Ana: That’s really interesting, though.

Renay: The guests of honor next year are Saladin Ahmed and Tananarive Due. So right now we’re nominating people for Wiscon 43. So if you have any suggestions for guests of honor, you can send them to the email address on the Wiscon site.

But yeah I really wanna go back next year. Wiscon was great and I loved it. I had such a great time. The hotel was wonderful, everybody was super nice, it was just a great convention for somebody with like my social anxiety because Worldcon was a little overwhelming. So I’m hopeful that I’ll get to go back next year. The reason that I got to go to Wiscon this year was because KJ was super nice and let me come with her and I would not have been able to go to the convention without her. And so I really really appreciate her taking me with her and being patient with me when I need to just give her a little shout out.

Ana: KJ!

Renay: For being such a great pal. And those are my recs.

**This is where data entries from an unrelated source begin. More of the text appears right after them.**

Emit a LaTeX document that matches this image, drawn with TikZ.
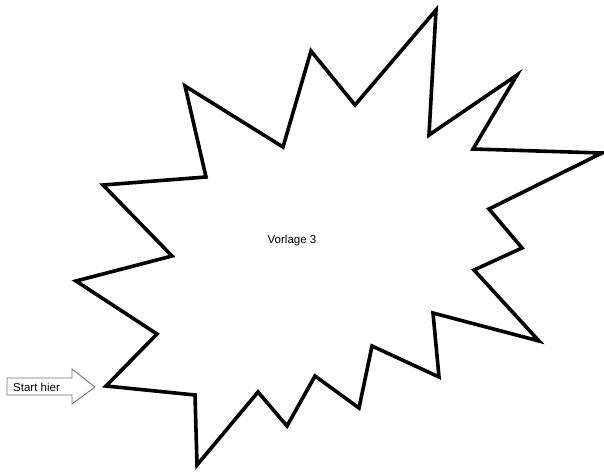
\documentclass[tikz,border=0pt]{standalone}
\usepackage{fontspec}
\setmainfont{Liberation Sans}
\begin{document}
\begin{tikzpicture}[x=1pt,y=-1pt,
  starline/.style={draw=black,line width=3.6pt,line join=miter,miter limit=20},
  arrowline/.style={draw=black!55,line width=0.9pt,fill=white},
  label/.style={font=\fontsize{11.5}{13}\selectfont,inner sep=0pt}]
\useasboundingbox (0,0) rectangle (604,473);
\draw[starline] (185,86) -- (283,147) -- (311,51) -- (355,105) -- (436,10)
  -- (429,135) -- (517,75) -- (473,149) -- (602,153) -- (489,209)
  -- (522,248) -- (474,270) -- (539,341) -- (433,313) -- (439,377)
  -- (372,346) -- (359,408) -- (315,376) -- (287,426) -- (258,392)
  -- (197,465) -- (195,395) -- (106,386) -- (157,334) -- (76,281)
  -- (172,256) -- (103,185) -- (206,177) -- cycle;
\draw[arrowline] (7,378) -- (72,378) -- (72,369) -- (95,387) -- (72,404)
  -- (72,395) -- (7,395) -- cycle;
\node[label,anchor=west] (start) at (13,387) {Start hier};
\node[label] (vorlage) at (292,241) {Vorlage 3};
\end{tikzpicture}
\end{document}
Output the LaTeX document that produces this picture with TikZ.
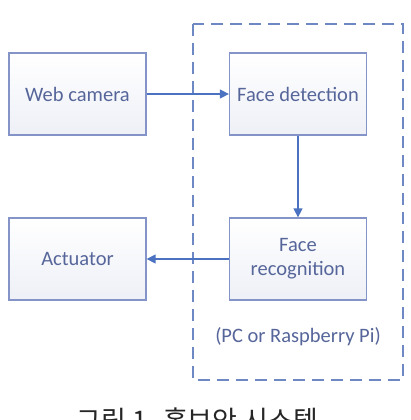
\documentclass[tikz,border=0pt]{standalone}
\usepackage{fontspec}
\setmainfont{Carlito}
\newfontfamily\krfont{Noto Sans CJK KR}
\usetikzlibrary{arrows.meta}
\definecolor{boxline}{HTML}{8494C8}
\definecolor{boxtext}{HTML}{56669A}
\definecolor{arrowc}{HTML}{4A72C0}
\definecolor{dashc}{HTML}{6E88C4}
\definecolor{fillb}{HTML}{EEF0F7}
\tikzset{
  blockbox/.style={draw=boxline, line width=1.3pt, top color=white, bottom color=fillb,
    minimum width=137pt, minimum height=82pt, inner sep=0pt, text=boxtext,
    font=\fontsize{20.5}{24}\selectfont, align=center},
  flow/.style={draw=arrowc, line width=1.4pt, -{Triangle[length=9pt,width=9pt]}},
  groupbox/.style={draw=dashc, line width=1.6pt, dash pattern=on 12pt off 7pt}
}
\begin{document}
\begin{tikzpicture}[x=1pt,y=-1pt]
\useasboundingbox (0,0) rectangle (411,420);
\clip (0,0) rectangle (411,420);
\fill[white] (0,0) rectangle (411,420);
\draw[groupbox] (193,24) rectangle (403,380);
\node[blockbox] (cam) at (77.5,94) {Web camera};
\node[blockbox] (det) at (298,94) {Face detection};
\node[blockbox] (act) at (77.5,259) {Actuator};
\node[blockbox] (rec) at (298,259) {Face\\recognition};
\node[text=boxtext, font=\fontsize{20.5}{24}\selectfont] (pc) at (298,337) {(PC or Raspberry Pi)};
\draw[flow] (cam.east) -- (det.west);
\draw[flow] (det.south) -- (rec.north);
\draw[flow] (rec.west) -- (act.east);
\node[anchor=base, font=\krfont\fontsize{27}{31}\selectfont, text=black!85] (cap) at (197.5,430) {그림 1. 홈보안 시스템};
\end{tikzpicture}
\end{document}
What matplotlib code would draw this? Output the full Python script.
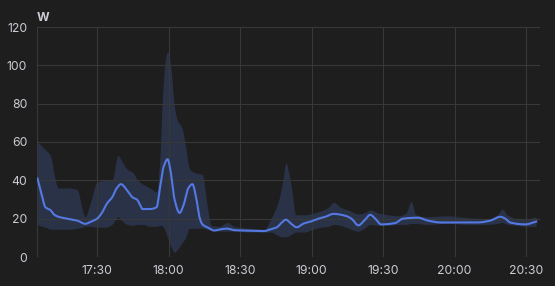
import matplotlib
matplotlib.use("Agg")
import matplotlib.pyplot as plt
import numpy as np

# minutes after 17:00
line_t = [5, 6.7, 8.3, 10.4, 12.1, 13.75, 17.5, 21.7, 25, 27.5, 30, 32, 34.2, 36.25, 38.3, 40,
          42.5, 45, 46.7, 49.2, 52, 55, 56.25, 57.9, 59.6, 60.8, 62.5, 64.6, 66.25, 68.3, 70,
          71.7, 72.9, 74.2, 76.25, 79.2, 82, 84.6, 87.5, 91.7, 100, 102.9, 105.4, 107.5, 109.2,
          111.25, 113.75, 116.7, 119.6, 122.9, 125.8, 129.2, 134.2, 136.7, 139.6, 142.1, 144.6,
          146.7, 149.2, 155, 158.3, 164.6, 168.75, 174.2, 189.6, 195, 199.2, 201.25, 203.3,
          209.6, 214.2]
line_v = [41, 33, 26, 24.5, 22, 21, 20, 19, 17.3, 18.5, 20, 23, 28, 31, 36, 38,
          35, 31, 30, 25, 25, 26, 35, 47, 51, 45, 30, 23, 27, 36, 38,
          30, 21, 17, 15.5, 13.8, 14.5, 14.8, 14, 13.8, 13.5, 14.5, 15.5, 18, 19.5,
          17.5, 15.5, 17.5, 18.5, 20, 21, 22.5, 21.5, 20, 16.5, 19, 22,
          20, 17, 17.7, 20, 20.5, 19, 18, 18, 19, 21, 20, 18,
          17, 18.5]

band_t = [5, 6.7, 8.3, 10.4, 12.5, 13.75, 18.75, 21.7, 23.75, 25, 27.1, 30, 33.3, 36.25, 38.75,
          40.4, 42.5, 45, 47.1, 49.2, 52.1, 55, 56.25, 57.5, 58.75, 59.6, 60.8, 62.5, 63.75,
          65.4, 67.1, 68.75, 70.8, 74.2, 75.8, 77.9, 81.25, 84.6, 87.5, 93.75, 100, 102.9,
          106.25, 107.9, 109.2, 110.4, 111.7, 113.3, 116.7, 119.6, 123.75, 127.1, 129.2, 132.1,
          135.4, 139.6, 142.1, 144.6, 147.9, 152.1, 156.25, 159.6, 161.7, 163.75, 168.75, 177.1,
          185.4, 193.75, 197.9, 200, 202.1, 206.25, 210.4, 214.2]
band_hi = [60, 58, 56, 53, 40, 36, 36, 35, 25, 21, 28, 39, 40, 40, 53,
           50, 46, 44, 40, 38, 36, 34, 50, 85, 104, 107, 100, 78, 71,
           68, 58, 46, 44, 43, 30, 16.5, 16, 18, 16, 15, 14.5, 20,
           30, 40, 49, 44, 35, 22, 22, 22.5, 24, 26, 28.5, 26,
           24.5, 22.5, 23, 24.5, 23, 22, 21.5, 23, 29, 22, 21, 21.5,
           20.5, 20, 22, 25, 22, 20, 20, 21]
band_lo = [17, 16, 15.5, 14.5, 14.5, 14.5, 14.5, 15, 15.5, 16, 16, 15.5, 15.5, 17, 21,
           19, 17, 16.5, 17, 17, 16, 16, 16.5, 16, 13, 10, 6, 2.5, 4,
           7, 10, 15, 15, 15, 14.5, 14, 13.5, 13.5, 13.5, 13, 13, 13,
           11, 10.5, 10.5, 11, 12, 13, 13, 14, 15.5, 16, 17, 16.5,
           15, 13.5, 15, 17, 16.5, 16.5, 17, 17, 17.5, 17.5, 17, 17.5,
           17, 17, 17.5, 18, 17, 16.5, 16, 16]

yticks = [0, 20, 40, 60, 80, 100, 120]
xtick_min = [30, 60, 90, 120, 150, 180, 210]
xtick_labels = ["17:30", "18:00", "18:30", "19:00", "19:30", "20:00", "20:30"]


def smooth(x, y, n=12):
    """Monotone cubic (Fritsch-Carlson) rendering of the series, like a smooth line style."""
    x = np.asarray(x, float)
    y = np.asarray(y, float)
    h = np.diff(x)
    d = np.diff(y) / h
    m = np.zeros_like(y)
    m[0], m[-1] = d[0], d[-1]
    for i in range(1, len(y) - 1):
        if d[i - 1] * d[i] <= 0:
            m[i] = 0
        else:
            w1 = 2 * h[i] + h[i - 1]
            w2 = h[i] + 2 * h[i - 1]
            m[i] = (w1 + w2) / (w1 / d[i - 1] + w2 / d[i])
    xs, ys = [], []
    for i in range(len(h)):
        s = np.linspace(0, 1, n, endpoint=False)
        h00 = 2 * s**3 - 3 * s**2 + 1
        h10 = s**3 - 2 * s**2 + s
        h01 = -2 * s**3 + 3 * s**2
        h11 = s**3 - s**2
        xs.append(x[i] + s * h[i])
        ys.append(h00 * y[i] + h10 * h[i] * m[i] + h01 * y[i + 1] + h11 * h[i] * m[i + 1])
    xs.append([x[-1]])
    ys.append([y[-1]])
    return np.concatenate(xs), np.concatenate(ys)


bg = "#1e1e1f"
txt = "#cbcbd3"
grid = "#383838"

plt.rcParams['font.family'] = ['Inter', 'DejaVu Sans']
fig = plt.figure(figsize=(5.55, 2.86), dpi=100, facecolor=bg)
ax = fig.add_axes([37/555, 29/286, 503/555, 230/286], facecolor=bg)

bx, bh = smooth(band_t, band_hi)
_, bl = smooth(band_t, band_lo)
ax.fill_between(bx, bl, bh, color="#2a3247", lw=0, zorder=1)
lx, ly = smooth(line_t, line_v)
ax.plot(lx, ly, color="#5479e2", lw=1.5, zorder=3, solid_joinstyle="round")

ax.set_xlim(4.8, 215.8)
ax.set_ylim(0, 120)
ax.set_yticks(yticks)
ax.set_xticks(xtick_min)
ax.set_xticklabels(xtick_labels)
ax.grid(True, color=grid, lw=0.8, zorder=0)
ax.axvline(4.8, color=grid, lw=0.8, zorder=0)
ax.axvline(215.8, color=grid, lw=0.8, zorder=0)
for s in ax.spines.values():
    s.set_visible(False)
ax.tick_params(axis='both', length=0, colors=txt, labelsize=8.8)
ax.tick_params(axis='y', pad=7)
ax.tick_params(axis='x', pad=6)
for lbl in ax.get_yticklabels():
    lbl.set_horizontalalignment('right')
fig.text(37/555, 1 - 18/286, "W", color=txt, fontsize=8.8, ha='left', va='center', fontweight='bold')

fig.savefig("out.png", dpi=100, facecolor=bg)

Ana: I hope to go to Wiscon one day, too.

Renay: So normally here we put what we’re going to discuss next time.

Ana: What are we going to discuss next time! [laughter]

Renay: But because I was not prepared I did not include this in our outline of the episode. I think we agreed that we’re going to discuss Another Castle.

Ana: Oh yes.

Renay: So that’s probably what we’re going to be discussing next time. And please excuse us as we get back on the horse of podcasting.

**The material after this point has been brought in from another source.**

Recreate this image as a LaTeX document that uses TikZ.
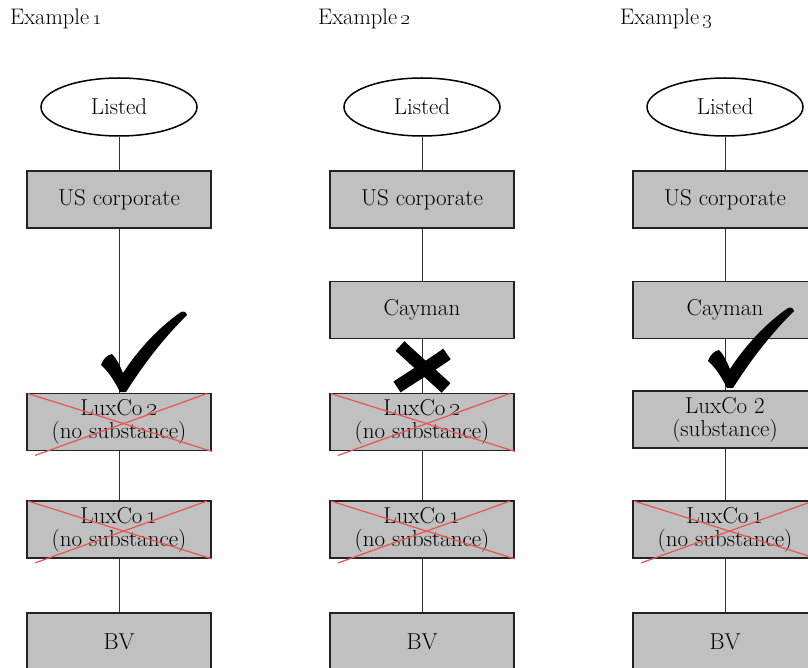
\documentclass[tikz,border=0pt]{standalone}
\usetikzlibrary{shapes.geometric,calc}
\definecolor{boxgray}{RGB}{192,192,192}
\definecolor{crossred}{RGB}{232,84,84}
\definecolor{edgegray}{RGB}{35,35,35}
\newcommand\strikebox[1]{%
  \draw[strike] ($(#1.north west)+(2,1)$) -- ($(#1.south east)+(0,0)$);
  \draw[strike] ($(#1.north east)+(-5,1)$) -- ($(#1.south west)+(9,4)$);}
\newcommand\tickat[1]{%
  \fill[tickfill,shift={#1}] (0,0) .. controls (-5,-10) and (-11,-20) .. (-19,-27)
    .. controls (-17,-33) and (-13,-37) .. (-8,-38)
    .. controls (-3,-33) and (0,-26) .. (3,-19)
    .. controls (18,-42) and (38,-64) .. (61,-80)
    .. controls (64,-81) and (66,-80) .. (67,-77)
    .. controls (40,-50) and (22,-25) .. (6,0) -- cycle;}
\begin{document}
\begin{tikzpicture}[x=1pt,y=-1pt,
  ent/.style={draw=edgegray, line width=1.8pt, fill=boxgray, minimum width=184pt,
    minimum height=57pt, inner sep=0pt, align=center, font=\fontsize{23}{23}\selectfont},
  listed/.style={ellipse, draw=black, line width=1.5pt, fill=white, minimum width=156pt,
    minimum height=58pt, inner sep=0pt, font=\fontsize{23}{23}\selectfont},
  link/.style={draw=black!80, line width=1pt},
  strike/.style={draw=crossred, line width=1.2pt},
  extitle/.style={anchor=base west, inner sep=0pt, font=\fontsize{22.5}{24}\selectfont},
  tickfill/.style={fill=black},
  crossstroke/.style={draw=black, line width=13pt}
]
\useasboundingbox (0,0) rectangle (808,668);
\clip (0,0) rectangle (808,668);

% titles
\node[extitle] (t1) at (10,25) {Example\,\oldstylenums{1}};
\node[extitle] (t2) at (318,25) {Example\,\oldstylenums{2}};
\node[extitle] (t3) at (620,25) {Example\,\oldstylenums{3}};

% Example 1
\node[listed] (L1) at (119,107) {Listed};
\node[ent] (U1) at (119,199.5) {US corporate};
\node[ent] (X1) at (119,422) {LuxCo\,\oldstylenums{2}\\(no substance)};
\node[ent] (Y1) at (119,529.5) {LuxCo\,\oldstylenums{1}\\(no substance)};
\node[ent] (B1) at (119,641.5) {BV};

% Example 2
\node[listed] (L2) at (422,107) {Listed};
\node[ent] (U2) at (422,199.5) {US corporate};
\node[ent] (C2) at (422,310) {Cayman};
\node[ent] (X2) at (422,422) {LuxCo\,\oldstylenums{2}\\(no substance)};
\node[ent] (Y2) at (422,529.5) {LuxCo\,\oldstylenums{1}\\(no substance)};
\node[ent] (B2) at (422,641.5) {BV};

% Example 3
\node[listed] (L3) at (725,107) {Listed};
\node[ent] (U3) at (725,199.5) {US corporate};
\node[ent] (C3) at (725,310) {Cayman};
\node[ent] (X3) at (725,419.5) {LuxCo 2\\(substance)};
\node[ent] (Y3) at (725,529.5) {LuxCo\,\oldstylenums{1}\\(no substance)};
\node[ent] (B3) at (725,641.5) {BV};

% connectors
\draw[link] (L1) -- (U1); \draw[link] (U1) -- (X1); \draw[link] (X1) -- (Y1); \draw[link] (Y1) -- (B1);
\draw[link] (L2) -- (U2); \draw[link] (U2) -- (C2); \draw[link] (C2) -- (X2); \draw[link] (X2) -- (Y2); \draw[link] (Y2) -- (B2);
\draw[link] (L3) -- (U3); \draw[link] (U3) -- (C3); \draw[link] (C3) -- (X3); \draw[link] (X3) -- (Y3); \draw[link] (Y3) -- (B3);

% red strikes
\strikebox{X1}\strikebox{Y1}
\strikebox{X2}\strikebox{Y2}
\strikebox{Y3}

% ticks
\tickat{(120,392)}
\tickat{(727,388)}

% cross
\draw[crossstroke] (400,346) .. controls (415,360) and (432,375) .. (446,388);
\draw[crossstroke] (447,354) .. controls (430,366) and (412,377) .. (397,387);
\end{tikzpicture}
\end{document}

Ana: We’re a little bit rusty, aren’t we? I mean, I think we did pretty well.

Renay: Yeah! We did great! Next time, the media we’ll be discussing is Another Castle. I forget who it’s by! Which is perfect! Don’t worry, Ana’s gonna look it up!

Ana: Andrew Wheeler and Paulina Ganucheau.

Renay: So Ana took care of me. And we’ll be limiting our media segments until we can both get back up to speed. Be prepared for a few less media segments. On the plus side that means y’all will have plenty of time to catch up with the other things we’ve recced in the past. All zillion of them.

[Music: Happy Summer Love by Chuki Beats]

Renay: It’s the end of episode 84 and our triumphant return.

Ana: Thank you so much for being patient with us, space bees, and we are so happy to be back.

Renay: Our music this week is by BoxCat Games and Chuki Beats. Our show art is by Ira. Our transcripts are by Susan, the transcription fairy. You can find links to all of their work in our show notes plus information about the media we discussed.

Ana: Follow us on twitter at @fangirlpodcast. Our email is fangirlhappyhour@gmail.com, and you can write to us at any time. If you liked the show, tell a friend, share our show on your favorite social media, give us some stars of iTunes, or support us Patreon.

Renay: Remember to drink some water and contact your reps.

Ana: And if you think you might be an empress of a thousand stars, please be sure to find a space werewolf to call your own.

Renay: Thanks for listening, space bees.

Ana: See you next episode.

Renay: Bye!

[Music: Happy Summer Love by Chuki Beats]

Ana: I think it’s probably likely that we will be laughing more now that we can see each other’s faces. [laughter]

Renay: Don’t make faces at me! [laughter] I already — like I know you, I know your type!

Ana: [laughter]

[beep]

Both: [laughter]

Renay: Did you [laughter] did you just pull a Full House. Did you just go cut it out on screen?!

[beep]

Ana: The Gentleman’s Guide to Vice and Vir… Vee… [raspberry]

[beep]

Ana: These questions are not very long, she says, and then we have another hour of recording.

Renay: Okay, that’s what I mean, like listen, let’s be realistic!